Tuttavia, il bicameralismo paritario ha una conseguenza particolarmente grave: l’eccessiva lunghezza dell’iter di formazione delle leggi offre a “gruppi di pressione”, a logge massoniche deviate e ad associazioni mafiose una più ampia possibilità di infiltrarsi nel circuito parlamentare e di influenzare la formazione delle norme dello Stato.
Cosa sono i “gruppi di pressione”? Grigi agglomerati che esercitano un’azione più o meno violenta e importuna sulla volontà del Governo e del Parlamento, al fine di realizzare interessi di parte, spesso contrari al bene comune. Gli strumenti adoperati sono diversi e non sempre leciti: manovre di corridoio, suggerimenti, dettature, regalie, tangenti, donne-tangenti, minacce, ricatti, e compagnia bella. I “gruppi di pressione” possono essere costituiti da banchieri, industriali, commercianti, professionisti, alti burocrati, cioè da gente già dotata di potere economico e di privilegi, che avidamente si adopera di accrescere. Da gente cioè che vuole fare affari, anche al costo di ignorare o calpestare l’interesse collettivo. Da gente come “i sottobraccisti”, pronti ad accompagnare alla toilette l’onorevole di turno durante i lavori parlamentari…
Nel suk degli onorevoli corridoi, s’aggirano con destrezza nugoli di faccendieri. Tra i più bravi ci sono i fratelli incappucciati delle infinite logge P2, P3, P4 e via elencando. I signori del compasso, grazie alle loro amicizie ramificate, sono pronti ad ammansire i parlamentari. Sanno come ricattarli. Sanno come ricompensarli. Da sempre, le logge massoniche deviate s’infiltrano nel Parlamento, lavorando pro domo sua.

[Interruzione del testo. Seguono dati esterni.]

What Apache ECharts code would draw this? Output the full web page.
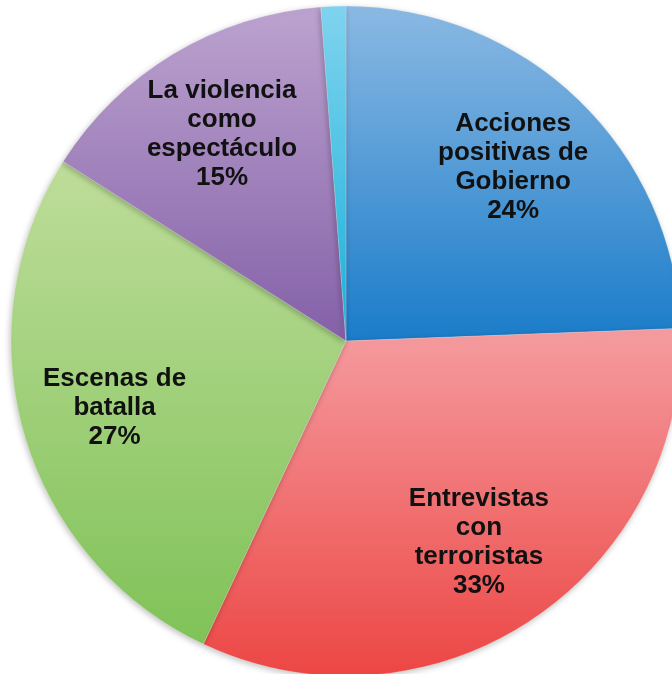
<!DOCTYPE html>
<html>
<head>
<meta charset="utf-8">
<script src="https://cdn.jsdelivr.net/npm/echarts@6/dist/echarts.min.js"></script>
<style>html,body{margin:0;padding:0;background:#fff}#chart{width:672px;height:674px}</style>
</head>
<body>
<div id="chart"></div>
<script>
const categories = ['Acciones\npositivas de\nGobierno', 'Entrevistas\ncon\nterroristas', 'Escenas de\nbatalla', 'La violencia\ncomo\nespectáculo', ''];
const values = [24.4, 32.6, 27, 14.8, 1.2];
const topColors = ['#8bb9e3', '#f59ca0', '#bedd9a', '#bca3cf', '#80d3ef'];
const bottomColors = ['#1a7cc9', '#ec4644', '#80c258', '#8460a8', '#19b2d8'];

const grad = (i) => new echarts.graphic.LinearGradient(0, 0, 0, 1, [
  { offset: 0, color: topColors[i] },
  { offset: 1, color: bottomColors[i] }
]);

const colored = categories.map((c, i) => ({
  name: c, value: values[i],
  itemStyle: { color: grad(i) }
}));
const labelData = categories.map((c, i) => ({
  name: c, value: values[i],
  label: { show: c !== '' }
}));

const chart = echarts.init(document.getElementById('chart'), null, { renderer: 'canvas' });
chart.setOption({
  animation: false,
  backgroundColor: '#ffffff',
  series: [
    {
      type: 'pie',
      center: [346, 341],
      radius: 335,
      startAngle: 90,
      clockwise: true,
      silent: true,
      avoidLabelOverlap: false,
      label: { show: false },
      labelLine: { show: false },
      itemStyle: {
        borderColor: 'rgba(255,255,255,0.35)',
        borderWidth: 0.6,
        shadowBlur: 6,
        shadowColor: 'rgba(0,0,0,0.25)',
        shadowOffsetX: -1,
        shadowOffsetY: 2
      },
      data: colored
    },
    {
      type: 'pie',
      center: [346, 341],
      radius: [0, 476],
      startAngle: 90,
      clockwise: true,
      silent: true,
      percentPrecision: 0,
      avoidLabelOverlap: false,
      itemStyle: { color: 'rgba(0,0,0,0)' },
      labelLine: { show: false },
      label: {
        position: 'inside',
        formatter: '{b}\n{d}%',
        color: '#111',
        fontFamily: 'Liberation Sans, Arial, sans-serif',
        fontWeight: 'bold',
        fontSize: 26,
        lineHeight: 29,
        align: 'center'
      },
      data: labelData
    }
  ]
});
</script>
</body>
</html>
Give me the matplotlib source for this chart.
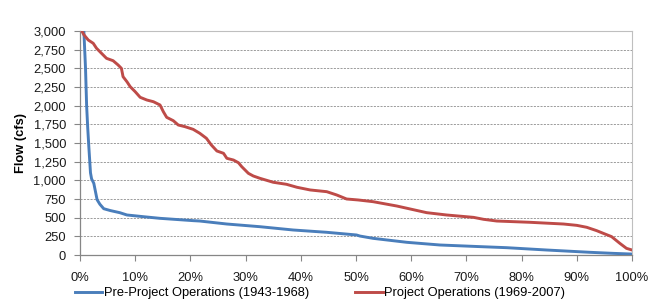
import numpy as np
import matplotlib
matplotlib.use("Agg")
import matplotlib.pyplot as plt
from matplotlib.ticker import FuncFormatter, MultipleLocator

# ==============================
# DATA
# ==============================
pre_pct = [0.0, 0.7, 1.0, 1.2, 1.4, 1.6, 1.9, 2.1, 2.5, 2.8, 3.1, 3.6, 4.3,
           5.5, 7.2, 8.5, 11.5, 14.5, 15.7, 20.5, 21.7, 26.6, 32.6, 38.6, 44.7,
           50.1, 50.7, 53.1, 59.2, 65.2, 72.5, 77.3, 84.5, 92.4, 96.6, 99.9]
pre_flow = [3300, 3000, 2500, 2000, 1700, 1450, 1100, 1020, 960, 850, 740, 680,
            620, 595, 567, 536, 513, 491, 485, 460, 455, 415, 379, 335, 304,
            268, 254, 223, 170, 134, 112, 98, 67, 36, 22, 13]

proj_pct = [0.4, 0.7, 1.5, 2.4, 3.0, 3.9, 4.8, 6.0, 6.9, 7.5, 7.8, 8.5, 9.1, 10.0,
            10.9, 12.1, 13.3, 14.5, 15.1, 15.7, 16.9, 17.8, 19.0, 20.5, 21.7, 22.9,
            23.8, 24.8, 26.0, 26.6, 27.8, 28.7, 29.3, 30.5, 31.4, 32.6, 35.0, 37.4,
            39.3, 41.7, 44.7, 46.5, 48.3, 50.4, 53.1, 57.4, 62.8, 66.4, 71.3, 73.1,
            75.5, 81.5, 87.6, 90.0, 91.8, 93.6, 94.8, 96.3, 97.8, 99.0, 100.0]
proj_flow = [2990, 2950, 2879, 2835, 2768, 2701, 2634, 2602, 2545, 2500, 2388, 2321,
             2254, 2187, 2112, 2076, 2053, 2009, 1919, 1844, 1799, 1741, 1719, 1683,
             1630, 1563, 1473, 1393, 1362, 1295, 1272, 1236, 1183, 1094, 1058, 1027,
             974, 947, 907, 871, 848, 804, 750, 737, 714, 656, 567, 536, 504, 478,
             455, 438, 415, 397, 371, 326, 290, 246, 156, 89, 67]

pre_label = "Pre-Project Operations (1943-1968)"
proj_label = "Project Operations (1969-2007)"

BLUE = "#4A7EBB"
RED = "#BE4B48"
FS = 9.3

plt.rcParams["font.family"] = ["Liberation Sans", "DejaVu Sans"]

# ==============================
# CHART
# ==============================
fig = plt.figure(figsize=(6.64, 3.02), dpi=100)
ax = fig.add_axes([80 / 664, 1 - 255 / 302, 552 / 664, 224 / 302])

ax.plot(pre_pct, pre_flow, color=BLUE, lw=2.1, label=pre_label,
        solid_joinstyle="round", zorder=3)
ax.plot(proj_pct, proj_flow, color=RED, lw=2.1, label=proj_label,
        solid_joinstyle="round", zorder=3)

ax.set_xlim(0, 100)
ax.set_ylim(0, 3000)
ax.xaxis.set_major_locator(MultipleLocator(10))
ax.yaxis.set_major_locator(MultipleLocator(250))
ax.xaxis.set_major_formatter(FuncFormatter(lambda v, p: f"{v:.0f}%"))
ax.yaxis.set_major_formatter(FuncFormatter(lambda v, p: f"{v:,.0f}"))

ax.grid(axis="y", color="#8c8c8c", lw=0.6, linestyle=(0, (2.5, 1.5)))
ax.set_axisbelow(True)

for side in ("left", "bottom"):
    ax.spines[side].set_color("#868686")
    ax.spines[side].set_linewidth(0.9)
for side in ("top", "right"):
    ax.spines[side].set_color("#bfbfbf")
    ax.spines[side].set_linewidth(0.8)

ax.tick_params(axis="both", direction="out", length=4, width=0.8, color="#868686",
               labelsize=FS, labelcolor="#1a1a1a")
ax.tick_params(axis="x", pad=8)
ax.tick_params(axis="y", pad=6)

ax.set_ylabel("Flow (cfs)", fontsize=FS, fontweight="bold", labelpad=5)

fig.legend(loc="center", bbox_to_anchor=(320 / 664, 1 - 293 / 302), ncol=2,
           frameon=False, fontsize=FS, handlelength=2.1, handletextpad=0.15,
           columnspacing=3.6, borderaxespad=0, borderpad=0)

fig.savefig("out.png", dpi=100)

Poi, purtroppo, c’è anche la mafia. La criminalità organizzata di tipo mafioso è la prima azienda del Belpaese. Possiamo pensare ragionevolmente che non costituisca anch’essa un “gruppo di pressione”? Come scriveva Luciano Violante già nel 1994, l’obiettivo delle mafie moderne è la conquista del massimo potere economico, perché il potere economico è diventato il segno del potere tout court ed il mezzo attraverso il quale si può conquistare ogni altro potere, avendo la spregiudicatezza necessaria. Pensiamo all’inchiesta che ha coinvolto due anni fa un ex senatore. Il quotidiano la Repubblica titolava con enfasi: “La ‘ndrangheta in Parlamento”. Eppure non c’era nulla di nuovo. Basta leggere il codice penale per capire che la mafia è in grado di confezionare consenso elettorale per politici disonesti. L’ingresso in Parlamento di uomini selezionati dalla criminalità mafiosa non è roba da romanzi. Come si può pensare che la mafia non abbia anche un potere politico? Perché stupirsi se un importante politico avverte gli amici mafiosi delle indagini in corso? E immaginate come sarebbe bello scoprire quali sono le leggi “ad mafiam” approvate nella storia della nostra gloriosa democrazia? Certo, perché i mafiosi non regalano nulla a nessuno. Se ti portano in Parlamento, poi pretendono sempre in cambio qualche piccolo favore.
A dire il vero, quello dei sottobraccisti non è un problema solo italiano. In tutto il mondo, anche nelle democrazie più avanzate, gli interessi dei potenti influenzano in qualche misura la formazione delle leggi. Le spese elettorali sono spropositate e qualcuno dovrà pure pagarle, lo stesso qualcuno che verrà guarda caso favorito da qualche leggina confezionata su misura. Tuttavia, il nostro Paese si distingue per la presenza inquietante delle associazioni mafiose e forse anche per la completa assenza di remore alla cura d’interessi particolari.